**Task prompt:**
Restate the whole of the material. Keep every word, and drop the pictures.

--- begin Materials provided ---

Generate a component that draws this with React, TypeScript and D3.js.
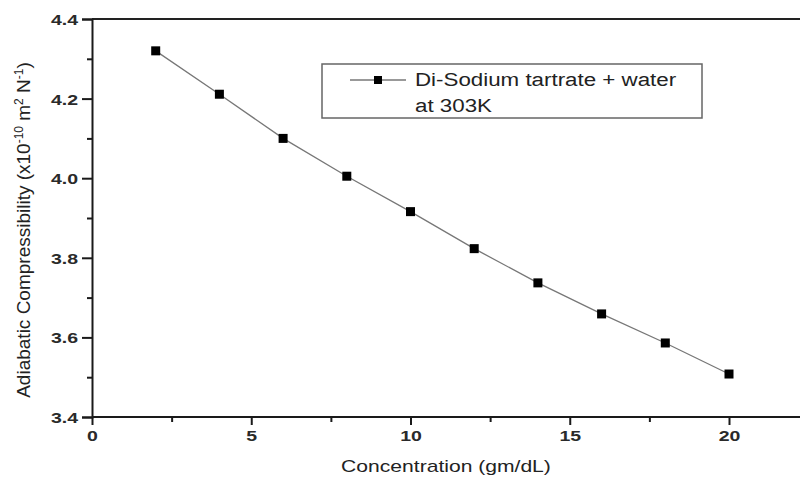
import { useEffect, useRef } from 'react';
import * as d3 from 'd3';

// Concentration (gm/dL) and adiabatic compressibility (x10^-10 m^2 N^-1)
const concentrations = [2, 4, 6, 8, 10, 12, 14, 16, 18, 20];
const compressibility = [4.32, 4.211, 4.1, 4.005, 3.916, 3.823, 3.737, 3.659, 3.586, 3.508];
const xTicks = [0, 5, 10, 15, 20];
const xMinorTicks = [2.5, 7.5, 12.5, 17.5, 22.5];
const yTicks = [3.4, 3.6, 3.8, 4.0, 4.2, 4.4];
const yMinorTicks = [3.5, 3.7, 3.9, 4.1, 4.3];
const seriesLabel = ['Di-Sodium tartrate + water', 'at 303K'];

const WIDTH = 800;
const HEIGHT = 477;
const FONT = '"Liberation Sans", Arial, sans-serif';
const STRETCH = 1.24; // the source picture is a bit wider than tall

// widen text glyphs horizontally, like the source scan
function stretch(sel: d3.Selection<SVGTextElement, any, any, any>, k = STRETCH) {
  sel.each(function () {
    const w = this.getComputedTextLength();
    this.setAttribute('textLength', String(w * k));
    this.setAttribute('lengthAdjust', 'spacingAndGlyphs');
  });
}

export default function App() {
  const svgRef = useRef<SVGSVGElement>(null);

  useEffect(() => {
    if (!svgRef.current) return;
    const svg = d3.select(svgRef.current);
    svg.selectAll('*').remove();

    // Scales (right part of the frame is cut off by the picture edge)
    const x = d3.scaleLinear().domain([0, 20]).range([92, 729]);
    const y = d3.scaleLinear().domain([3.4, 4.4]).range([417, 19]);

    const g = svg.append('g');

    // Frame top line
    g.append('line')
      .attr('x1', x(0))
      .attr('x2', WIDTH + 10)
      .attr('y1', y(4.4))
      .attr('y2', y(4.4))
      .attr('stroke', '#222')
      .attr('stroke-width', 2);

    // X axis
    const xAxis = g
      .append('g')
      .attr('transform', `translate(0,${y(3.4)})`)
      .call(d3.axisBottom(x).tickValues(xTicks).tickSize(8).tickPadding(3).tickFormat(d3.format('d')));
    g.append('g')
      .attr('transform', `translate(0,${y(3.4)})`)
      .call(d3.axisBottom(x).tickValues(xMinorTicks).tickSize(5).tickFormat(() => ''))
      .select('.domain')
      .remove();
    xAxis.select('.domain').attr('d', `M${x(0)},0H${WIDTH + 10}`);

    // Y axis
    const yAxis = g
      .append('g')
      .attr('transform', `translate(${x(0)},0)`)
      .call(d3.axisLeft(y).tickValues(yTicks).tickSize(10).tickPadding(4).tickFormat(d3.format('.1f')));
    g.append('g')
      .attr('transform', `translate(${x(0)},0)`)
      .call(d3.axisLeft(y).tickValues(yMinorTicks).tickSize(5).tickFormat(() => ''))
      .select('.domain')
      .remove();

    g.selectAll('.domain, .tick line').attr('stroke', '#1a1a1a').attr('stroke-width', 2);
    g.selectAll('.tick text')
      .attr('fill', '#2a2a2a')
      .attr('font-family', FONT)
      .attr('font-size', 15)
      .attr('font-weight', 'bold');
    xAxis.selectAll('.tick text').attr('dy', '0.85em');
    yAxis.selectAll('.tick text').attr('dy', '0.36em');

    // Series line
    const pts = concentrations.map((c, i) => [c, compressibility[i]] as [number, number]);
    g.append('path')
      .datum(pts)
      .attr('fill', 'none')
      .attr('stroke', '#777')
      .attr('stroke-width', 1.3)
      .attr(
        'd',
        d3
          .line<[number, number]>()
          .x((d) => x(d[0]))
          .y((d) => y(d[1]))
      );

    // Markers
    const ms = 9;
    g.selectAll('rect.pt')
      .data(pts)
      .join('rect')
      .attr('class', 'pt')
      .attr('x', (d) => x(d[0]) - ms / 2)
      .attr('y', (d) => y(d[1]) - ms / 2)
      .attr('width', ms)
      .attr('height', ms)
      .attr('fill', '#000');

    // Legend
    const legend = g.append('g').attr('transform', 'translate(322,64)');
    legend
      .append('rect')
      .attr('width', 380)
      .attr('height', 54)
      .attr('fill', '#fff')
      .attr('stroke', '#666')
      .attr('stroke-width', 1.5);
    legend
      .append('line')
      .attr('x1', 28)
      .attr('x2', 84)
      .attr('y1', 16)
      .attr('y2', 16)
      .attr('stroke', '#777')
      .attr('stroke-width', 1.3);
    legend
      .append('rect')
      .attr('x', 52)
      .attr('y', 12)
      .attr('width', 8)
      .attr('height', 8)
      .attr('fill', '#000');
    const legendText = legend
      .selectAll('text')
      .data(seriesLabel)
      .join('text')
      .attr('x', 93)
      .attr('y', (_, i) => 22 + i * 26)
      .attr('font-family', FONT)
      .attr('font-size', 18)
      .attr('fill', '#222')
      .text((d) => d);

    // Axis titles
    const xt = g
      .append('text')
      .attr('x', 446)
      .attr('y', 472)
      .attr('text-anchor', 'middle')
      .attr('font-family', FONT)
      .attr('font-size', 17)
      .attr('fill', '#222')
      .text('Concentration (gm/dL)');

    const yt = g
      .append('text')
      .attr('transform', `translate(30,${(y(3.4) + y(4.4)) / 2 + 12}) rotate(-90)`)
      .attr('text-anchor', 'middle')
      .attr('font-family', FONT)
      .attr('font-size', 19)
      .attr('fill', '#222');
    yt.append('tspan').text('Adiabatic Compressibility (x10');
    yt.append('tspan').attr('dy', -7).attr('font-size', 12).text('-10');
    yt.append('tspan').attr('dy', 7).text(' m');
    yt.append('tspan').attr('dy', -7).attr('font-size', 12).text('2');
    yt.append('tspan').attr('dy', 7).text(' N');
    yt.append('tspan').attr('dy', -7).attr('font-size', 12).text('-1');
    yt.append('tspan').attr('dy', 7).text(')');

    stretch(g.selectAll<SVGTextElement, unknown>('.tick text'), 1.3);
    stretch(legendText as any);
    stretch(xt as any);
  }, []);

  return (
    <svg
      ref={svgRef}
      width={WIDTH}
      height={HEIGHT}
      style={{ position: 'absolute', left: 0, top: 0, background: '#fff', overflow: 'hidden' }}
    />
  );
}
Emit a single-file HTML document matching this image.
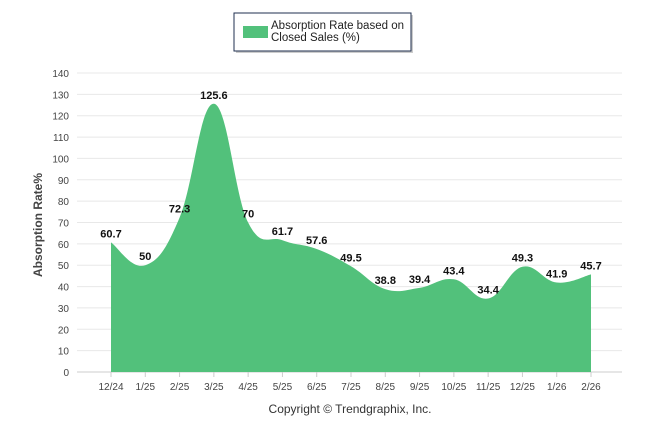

--- end Materials provided ---

**Exercise output:**
Generate a component that draws this with React, TypeScript and D3.js.
import { useEffect, useRef } from 'react';
import * as d3 from 'd3';

// Concentration (gm/dL) and adiabatic compressibility (x10^-10 m^2 N^-1)
const concentrations = [2, 4, 6, 8, 10, 12, 14, 16, 18, 20];
const compressibility = [4.32, 4.211, 4.1, 4.005, 3.916, 3.823, 3.737, 3.659, 3.586, 3.508];
const xTicks = [0, 5, 10, 15, 20];
const xMinorTicks = [2.5, 7.5, 12.5, 17.5, 22.5];
const yTicks = [3.4, 3.6, 3.8, 4.0, 4.2, 4.4];
const yMinorTicks = [3.5, 3.7, 3.9, 4.1, 4.3];
const seriesLabel = ['Di-Sodium tartrate + water', 'at 303K'];

const WIDTH = 800;
const HEIGHT = 477;
const FONT = '"Liberation Sans", Arial, sans-serif';
const STRETCH = 1.24; // the source picture is a bit wider than tall

// widen text glyphs horizontally, like the source scan
function stretch(sel: d3.Selection<SVGTextElement, any, any, any>, k = STRETCH) {
  sel.each(function () {
    const w = this.getComputedTextLength();
    this.setAttribute('textLength', String(w * k));
    this.setAttribute('lengthAdjust', 'spacingAndGlyphs');
  });
}

export default function App() {
  const svgRef = useRef<SVGSVGElement>(null);

  useEffect(() => {
    if (!svgRef.current) return;
    const svg = d3.select(svgRef.current);
    svg.selectAll('*').remove();

    // Scales (right part of the frame is cut off by the picture edge)
    const x = d3.scaleLinear().domain([0, 20]).range([92, 729]);
    const y = d3.scaleLinear().domain([3.4, 4.4]).range([417, 19]);

    const g = svg.append('g');

    // Frame top line
    g.append('line')
      .attr('x1', x(0))
      .attr('x2', WIDTH + 10)
      .attr('y1', y(4.4))
      .attr('y2', y(4.4))
      .attr('stroke', '#222')
      .attr('stroke-width', 2);

    // X axis
    const xAxis = g
      .append('g')
      .attr('transform', `translate(0,${y(3.4)})`)
      .call(d3.axisBottom(x).tickValues(xTicks).tickSize(8).tickPadding(3).tickFormat(d3.format('d')));
    g.append('g')
      .attr('transform', `translate(0,${y(3.4)})`)
      .call(d3.axisBottom(x).tickValues(xMinorTicks).tickSize(5).tickFormat(() => ''))
      .select('.domain')
      .remove();
    xAxis.select('.domain').attr('d', `M${x(0)},0H${WIDTH + 10}`);

    // Y axis
    const yAxis = g
      .append('g')
      .attr('transform', `translate(${x(0)},0)`)
      .call(d3.axisLeft(y).tickValues(yTicks).tickSize(10).tickPadding(4).tickFormat(d3.format('.1f')));
    g.append('g')
      .attr('transform', `translate(${x(0)},0)`)
      .call(d3.axisLeft(y).tickValues(yMinorTicks).tickSize(5).tickFormat(() => ''))
      .select('.domain')
      .remove();

    g.selectAll('.domain, .tick line').attr('stroke', '#1a1a1a').attr('stroke-width', 2);
    g.selectAll('.tick text')
      .attr('fill', '#2a2a2a')
      .attr('font-family', FONT)
      .attr('font-size', 15)
      .attr('font-weight', 'bold');
    xAxis.selectAll('.tick text').attr('dy', '0.85em');
    yAxis.selectAll('.tick text').attr('dy', '0.36em');

    // Series line
    const pts = concentrations.map((c, i) => [c, compressibility[i]] as [number, number]);
    g.append('path')
      .datum(pts)
      .attr('fill', 'none')
      .attr('stroke', '#777')
      .attr('stroke-width', 1.3)
      .attr(
        'd',
        d3
          .line<[number, number]>()
          .x((d) => x(d[0]))
          .y((d) => y(d[1]))
      );

    // Markers
    const ms = 9;
    g.selectAll('rect.pt')
      .data(pts)
      .join('rect')
      .attr('class', 'pt')
      .attr('x', (d) => x(d[0]) - ms / 2)
      .attr('y', (d) => y(d[1]) - ms / 2)
      .attr('width', ms)
      .attr('height', ms)
      .attr('fill', '#000');

    // Legend
    const legend = g.append('g').attr('transform', 'translate(322,64)');
    legend
      .append('rect')
      .attr('width', 380)
      .attr('height', 54)
      .attr('fill', '#fff')
      .attr('stroke', '#666')
      .attr('stroke-width', 1.5);
    legend
      .append('line')
      .attr('x1', 28)
      .attr('x2', 84)
      .attr('y1', 16)
      .attr('y2', 16)
      .attr('stroke', '#777')
      .attr('stroke-width', 1.3);
    legend
      .append('rect')
      .attr('x', 52)
      .attr('y', 12)
      .attr('width', 8)
      .attr('height', 8)
      .attr('fill', '#000');
    const legendText = legend
      .selectAll('text')
      .data(seriesLabel)
      .join('text')
      .attr('x', 93)
      .attr('y', (_, i) => 22 + i * 26)
      .attr('font-family', FONT)
      .attr('font-size', 18)
      .attr('fill', '#222')
      .text((d) => d);

    // Axis titles
    const xt = g
      .append('text')
      .attr('x', 446)
      .attr('y', 472)
      .attr('text-anchor', 'middle')
      .attr('font-family', FONT)
      .attr('font-size', 17)
      .attr('fill', '#222')
      .text('Concentration (gm/dL)');

    const yt = g
      .append('text')
      .attr('transform', `translate(30,${(y(3.4) + y(4.4)) / 2 + 12}) rotate(-90)`)
      .attr('text-anchor', 'middle')
      .attr('font-family', FONT)
      .attr('font-size', 19)
      .attr('fill', '#222');
    yt.append('tspan').text('Adiabatic Compressibility (x10');
    yt.append('tspan').attr('dy', -7).attr('font-size', 12).text('-10');
    yt.append('tspan').attr('dy', 7).text(' m');
    yt.append('tspan').attr('dy', -7).attr('font-size', 12).text('2');
    yt.append('tspan').attr('dy', 7).text(' N');
    yt.append('tspan').attr('dy', -7).attr('font-size', 12).text('-1');
    yt.append('tspan').attr('dy', 7).text(')');

    stretch(g.selectAll<SVGTextElement, unknown>('.tick text'), 1.3);
    stretch(legendText as any);
    stretch(xt as any);
  }, []);

  return (
    <svg
      ref={svgRef}
      width={WIDTH}
      height={HEIGHT}
      style={{ position: 'absolute', left: 0, top: 0, background: '#fff', overflow: 'hidden' }}
    />
  );
}
Emit a single-file HTML document matching this image.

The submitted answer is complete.